* Goal of the exercise: Search the material below for the word "with". Copy every line that has it.

* Listing:
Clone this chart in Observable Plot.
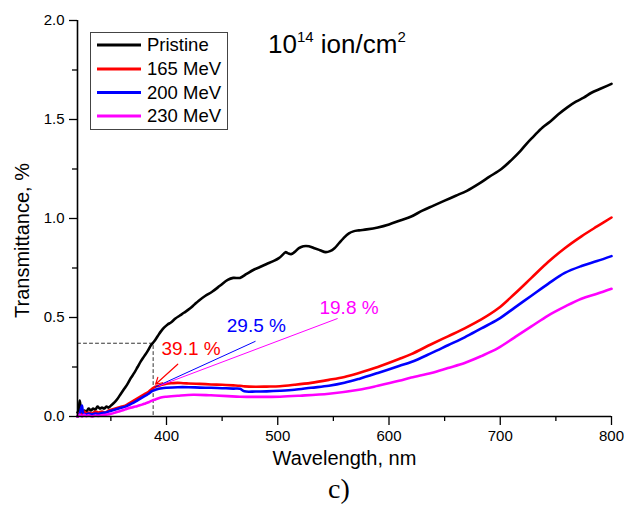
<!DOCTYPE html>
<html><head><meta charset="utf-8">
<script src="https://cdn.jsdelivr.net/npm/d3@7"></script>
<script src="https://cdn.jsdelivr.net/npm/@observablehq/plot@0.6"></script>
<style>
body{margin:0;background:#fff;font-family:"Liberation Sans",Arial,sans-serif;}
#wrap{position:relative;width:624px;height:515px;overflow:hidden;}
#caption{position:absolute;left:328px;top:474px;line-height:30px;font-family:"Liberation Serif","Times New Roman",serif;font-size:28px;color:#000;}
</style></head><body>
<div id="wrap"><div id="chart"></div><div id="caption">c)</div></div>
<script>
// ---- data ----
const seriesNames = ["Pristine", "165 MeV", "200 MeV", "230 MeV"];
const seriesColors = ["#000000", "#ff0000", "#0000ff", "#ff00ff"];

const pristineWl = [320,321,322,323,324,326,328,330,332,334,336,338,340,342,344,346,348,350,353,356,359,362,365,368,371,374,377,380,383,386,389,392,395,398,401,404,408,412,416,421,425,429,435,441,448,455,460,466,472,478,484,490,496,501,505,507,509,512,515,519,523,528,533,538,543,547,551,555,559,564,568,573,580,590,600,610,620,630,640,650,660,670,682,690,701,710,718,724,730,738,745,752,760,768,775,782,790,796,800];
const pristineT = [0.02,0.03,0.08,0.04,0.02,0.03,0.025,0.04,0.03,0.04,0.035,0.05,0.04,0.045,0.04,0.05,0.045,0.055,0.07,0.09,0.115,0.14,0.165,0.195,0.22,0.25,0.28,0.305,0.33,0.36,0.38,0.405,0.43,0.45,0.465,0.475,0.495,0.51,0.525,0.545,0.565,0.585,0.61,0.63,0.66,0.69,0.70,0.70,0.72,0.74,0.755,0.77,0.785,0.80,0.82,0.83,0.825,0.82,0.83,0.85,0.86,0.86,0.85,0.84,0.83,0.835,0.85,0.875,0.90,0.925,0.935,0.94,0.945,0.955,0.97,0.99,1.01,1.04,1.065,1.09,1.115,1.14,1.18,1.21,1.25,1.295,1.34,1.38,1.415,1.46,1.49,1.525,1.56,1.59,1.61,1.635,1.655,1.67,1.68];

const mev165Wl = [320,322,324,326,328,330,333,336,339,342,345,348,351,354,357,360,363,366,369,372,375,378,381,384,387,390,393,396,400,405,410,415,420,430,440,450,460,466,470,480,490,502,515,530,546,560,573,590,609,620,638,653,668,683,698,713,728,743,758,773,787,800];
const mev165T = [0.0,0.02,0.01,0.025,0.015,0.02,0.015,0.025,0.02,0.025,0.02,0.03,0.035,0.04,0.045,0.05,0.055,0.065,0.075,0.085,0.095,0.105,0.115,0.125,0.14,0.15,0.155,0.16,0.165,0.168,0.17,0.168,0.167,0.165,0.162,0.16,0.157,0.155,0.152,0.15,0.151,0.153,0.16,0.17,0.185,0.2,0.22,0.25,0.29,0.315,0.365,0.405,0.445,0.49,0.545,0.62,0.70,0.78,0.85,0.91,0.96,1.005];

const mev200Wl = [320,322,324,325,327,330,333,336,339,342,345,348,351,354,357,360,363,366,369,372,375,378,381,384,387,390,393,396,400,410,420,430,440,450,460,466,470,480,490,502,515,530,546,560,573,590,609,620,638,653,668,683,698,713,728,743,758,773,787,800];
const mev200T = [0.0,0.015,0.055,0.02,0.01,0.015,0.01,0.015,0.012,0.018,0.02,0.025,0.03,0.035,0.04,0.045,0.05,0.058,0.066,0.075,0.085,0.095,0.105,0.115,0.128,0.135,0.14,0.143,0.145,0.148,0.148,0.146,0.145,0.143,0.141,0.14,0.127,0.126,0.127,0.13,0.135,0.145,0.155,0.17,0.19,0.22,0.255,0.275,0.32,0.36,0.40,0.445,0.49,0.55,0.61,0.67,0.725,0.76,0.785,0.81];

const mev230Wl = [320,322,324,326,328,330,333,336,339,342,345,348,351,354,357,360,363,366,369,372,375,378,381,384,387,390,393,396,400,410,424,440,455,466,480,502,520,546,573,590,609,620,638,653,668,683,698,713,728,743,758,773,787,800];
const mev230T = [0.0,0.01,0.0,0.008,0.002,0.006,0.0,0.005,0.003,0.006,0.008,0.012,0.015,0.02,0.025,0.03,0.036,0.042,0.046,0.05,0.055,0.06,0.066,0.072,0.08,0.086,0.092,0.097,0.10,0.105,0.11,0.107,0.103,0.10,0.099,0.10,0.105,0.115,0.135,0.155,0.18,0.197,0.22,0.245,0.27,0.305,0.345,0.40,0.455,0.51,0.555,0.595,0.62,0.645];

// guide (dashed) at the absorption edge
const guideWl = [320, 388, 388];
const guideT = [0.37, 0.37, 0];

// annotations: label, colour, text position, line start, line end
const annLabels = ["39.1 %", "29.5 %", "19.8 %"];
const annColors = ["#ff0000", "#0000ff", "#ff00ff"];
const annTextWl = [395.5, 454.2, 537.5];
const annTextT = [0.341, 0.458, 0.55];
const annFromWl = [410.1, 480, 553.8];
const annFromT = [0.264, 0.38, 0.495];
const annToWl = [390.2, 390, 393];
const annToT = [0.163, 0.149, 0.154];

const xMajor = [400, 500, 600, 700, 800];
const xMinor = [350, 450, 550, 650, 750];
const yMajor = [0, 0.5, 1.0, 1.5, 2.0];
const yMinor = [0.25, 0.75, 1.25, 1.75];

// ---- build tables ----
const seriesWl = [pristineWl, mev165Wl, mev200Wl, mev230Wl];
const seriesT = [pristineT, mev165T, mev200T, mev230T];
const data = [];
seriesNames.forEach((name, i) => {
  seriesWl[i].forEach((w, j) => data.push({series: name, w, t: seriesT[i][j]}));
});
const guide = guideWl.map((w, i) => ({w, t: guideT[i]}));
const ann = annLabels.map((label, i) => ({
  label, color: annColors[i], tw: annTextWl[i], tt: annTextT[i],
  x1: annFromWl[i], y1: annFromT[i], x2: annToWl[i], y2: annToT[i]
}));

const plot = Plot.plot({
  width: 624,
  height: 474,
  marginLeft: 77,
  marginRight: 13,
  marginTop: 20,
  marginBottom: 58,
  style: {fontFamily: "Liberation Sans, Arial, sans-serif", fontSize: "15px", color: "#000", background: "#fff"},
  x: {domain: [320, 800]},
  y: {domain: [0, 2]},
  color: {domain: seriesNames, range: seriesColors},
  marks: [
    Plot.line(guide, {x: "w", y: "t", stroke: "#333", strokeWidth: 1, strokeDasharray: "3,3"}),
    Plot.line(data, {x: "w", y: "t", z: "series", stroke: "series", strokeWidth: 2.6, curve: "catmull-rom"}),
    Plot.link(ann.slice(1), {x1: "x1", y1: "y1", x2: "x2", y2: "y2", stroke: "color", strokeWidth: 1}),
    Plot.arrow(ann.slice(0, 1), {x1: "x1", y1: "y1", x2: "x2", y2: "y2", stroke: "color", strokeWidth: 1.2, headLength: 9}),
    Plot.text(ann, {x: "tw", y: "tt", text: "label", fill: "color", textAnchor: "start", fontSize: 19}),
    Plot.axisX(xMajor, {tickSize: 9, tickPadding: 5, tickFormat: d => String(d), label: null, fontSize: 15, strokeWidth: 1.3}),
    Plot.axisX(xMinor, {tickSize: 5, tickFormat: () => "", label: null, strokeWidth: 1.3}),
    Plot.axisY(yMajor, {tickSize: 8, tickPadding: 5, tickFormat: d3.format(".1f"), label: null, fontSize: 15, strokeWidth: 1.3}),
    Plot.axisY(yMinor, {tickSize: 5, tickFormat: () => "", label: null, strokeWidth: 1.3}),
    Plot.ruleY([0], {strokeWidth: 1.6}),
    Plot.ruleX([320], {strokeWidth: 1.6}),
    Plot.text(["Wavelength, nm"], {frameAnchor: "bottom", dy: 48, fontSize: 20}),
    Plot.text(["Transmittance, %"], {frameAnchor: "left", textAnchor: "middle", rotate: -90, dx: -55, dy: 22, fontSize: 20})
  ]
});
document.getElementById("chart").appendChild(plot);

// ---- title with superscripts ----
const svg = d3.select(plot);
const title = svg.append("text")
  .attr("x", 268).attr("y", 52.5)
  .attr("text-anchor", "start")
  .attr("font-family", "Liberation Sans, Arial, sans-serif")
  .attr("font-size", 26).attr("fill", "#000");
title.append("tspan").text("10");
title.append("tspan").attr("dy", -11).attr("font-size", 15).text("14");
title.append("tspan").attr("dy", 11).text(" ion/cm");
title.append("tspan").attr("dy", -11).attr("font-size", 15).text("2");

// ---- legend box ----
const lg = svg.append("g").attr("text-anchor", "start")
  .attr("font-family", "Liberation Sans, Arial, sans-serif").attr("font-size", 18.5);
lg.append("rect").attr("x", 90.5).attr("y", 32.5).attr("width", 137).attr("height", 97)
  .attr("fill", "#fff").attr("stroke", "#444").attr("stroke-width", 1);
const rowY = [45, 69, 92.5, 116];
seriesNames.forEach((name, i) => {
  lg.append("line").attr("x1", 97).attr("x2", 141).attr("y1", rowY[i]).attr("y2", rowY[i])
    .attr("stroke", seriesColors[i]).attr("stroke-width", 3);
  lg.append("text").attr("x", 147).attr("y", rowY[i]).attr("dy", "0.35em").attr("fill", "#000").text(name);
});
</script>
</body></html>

* * *

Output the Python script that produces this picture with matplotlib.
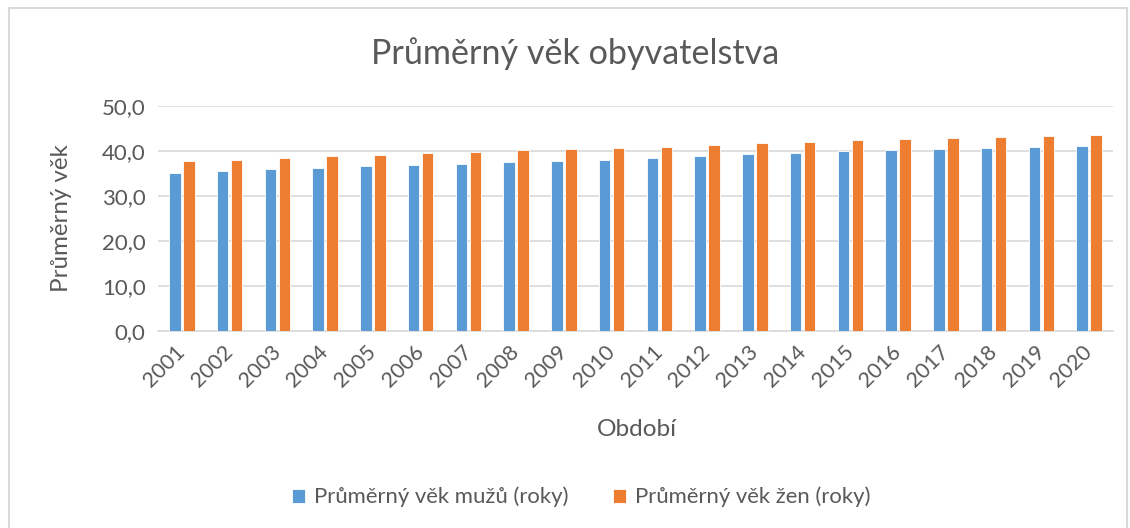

* * *

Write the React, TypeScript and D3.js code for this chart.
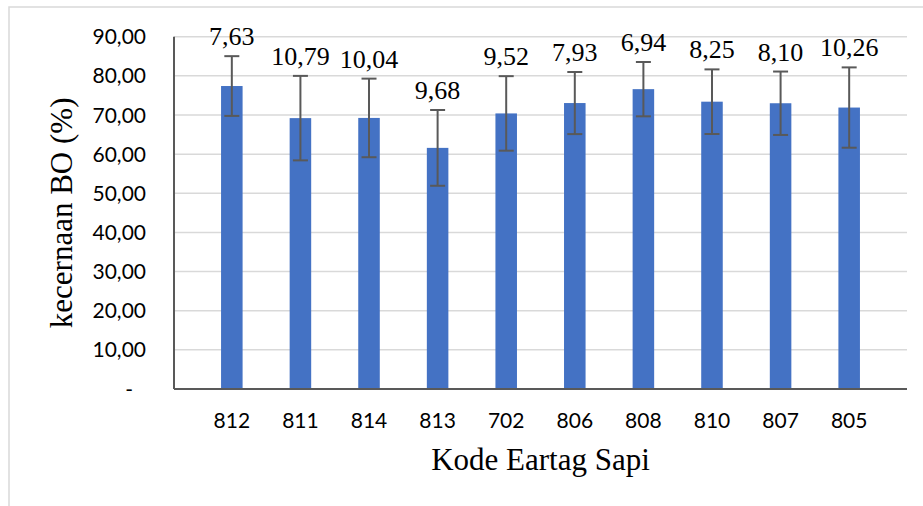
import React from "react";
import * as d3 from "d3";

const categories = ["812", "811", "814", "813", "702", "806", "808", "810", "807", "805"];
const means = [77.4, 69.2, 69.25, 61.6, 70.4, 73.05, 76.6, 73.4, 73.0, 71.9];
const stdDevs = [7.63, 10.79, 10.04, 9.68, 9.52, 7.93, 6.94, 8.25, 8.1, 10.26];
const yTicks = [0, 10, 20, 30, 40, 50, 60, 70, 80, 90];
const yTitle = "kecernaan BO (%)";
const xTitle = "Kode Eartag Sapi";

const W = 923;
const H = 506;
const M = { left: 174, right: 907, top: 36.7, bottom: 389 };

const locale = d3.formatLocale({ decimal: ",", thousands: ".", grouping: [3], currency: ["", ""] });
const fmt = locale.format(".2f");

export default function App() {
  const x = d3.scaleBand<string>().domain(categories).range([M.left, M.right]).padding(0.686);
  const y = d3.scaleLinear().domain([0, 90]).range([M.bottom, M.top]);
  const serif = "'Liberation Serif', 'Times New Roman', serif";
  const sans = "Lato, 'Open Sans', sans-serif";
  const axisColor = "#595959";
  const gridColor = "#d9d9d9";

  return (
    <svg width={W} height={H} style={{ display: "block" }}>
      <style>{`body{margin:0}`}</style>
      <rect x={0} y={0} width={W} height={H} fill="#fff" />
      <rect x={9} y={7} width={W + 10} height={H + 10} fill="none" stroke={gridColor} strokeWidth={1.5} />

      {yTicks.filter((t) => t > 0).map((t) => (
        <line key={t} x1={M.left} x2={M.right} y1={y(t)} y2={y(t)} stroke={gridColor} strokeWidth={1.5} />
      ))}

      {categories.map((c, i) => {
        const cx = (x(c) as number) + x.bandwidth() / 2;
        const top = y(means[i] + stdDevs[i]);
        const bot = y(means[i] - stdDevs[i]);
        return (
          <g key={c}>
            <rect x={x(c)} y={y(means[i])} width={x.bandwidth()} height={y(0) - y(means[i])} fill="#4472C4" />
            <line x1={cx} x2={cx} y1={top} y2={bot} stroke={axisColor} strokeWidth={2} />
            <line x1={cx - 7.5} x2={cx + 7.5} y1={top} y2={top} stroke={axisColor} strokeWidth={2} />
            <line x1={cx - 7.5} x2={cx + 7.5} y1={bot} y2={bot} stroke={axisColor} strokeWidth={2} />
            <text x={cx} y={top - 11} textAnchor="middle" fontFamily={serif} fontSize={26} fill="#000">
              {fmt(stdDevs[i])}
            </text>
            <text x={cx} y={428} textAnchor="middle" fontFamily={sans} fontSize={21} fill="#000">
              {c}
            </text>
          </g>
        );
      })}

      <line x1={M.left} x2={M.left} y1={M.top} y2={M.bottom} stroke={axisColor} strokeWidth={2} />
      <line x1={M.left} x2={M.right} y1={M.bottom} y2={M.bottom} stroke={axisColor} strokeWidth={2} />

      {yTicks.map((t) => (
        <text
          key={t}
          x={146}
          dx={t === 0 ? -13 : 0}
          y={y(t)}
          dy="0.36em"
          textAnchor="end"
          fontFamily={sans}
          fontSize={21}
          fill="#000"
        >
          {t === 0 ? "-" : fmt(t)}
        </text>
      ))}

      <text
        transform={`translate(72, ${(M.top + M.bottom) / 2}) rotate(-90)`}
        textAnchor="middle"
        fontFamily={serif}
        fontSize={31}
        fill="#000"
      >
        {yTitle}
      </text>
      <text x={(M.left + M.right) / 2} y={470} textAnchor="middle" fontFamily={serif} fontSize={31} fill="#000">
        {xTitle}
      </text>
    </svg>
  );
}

* Response below:
// ---- title with superscripts ----
Output the Python script that produces this picture with matplotlib.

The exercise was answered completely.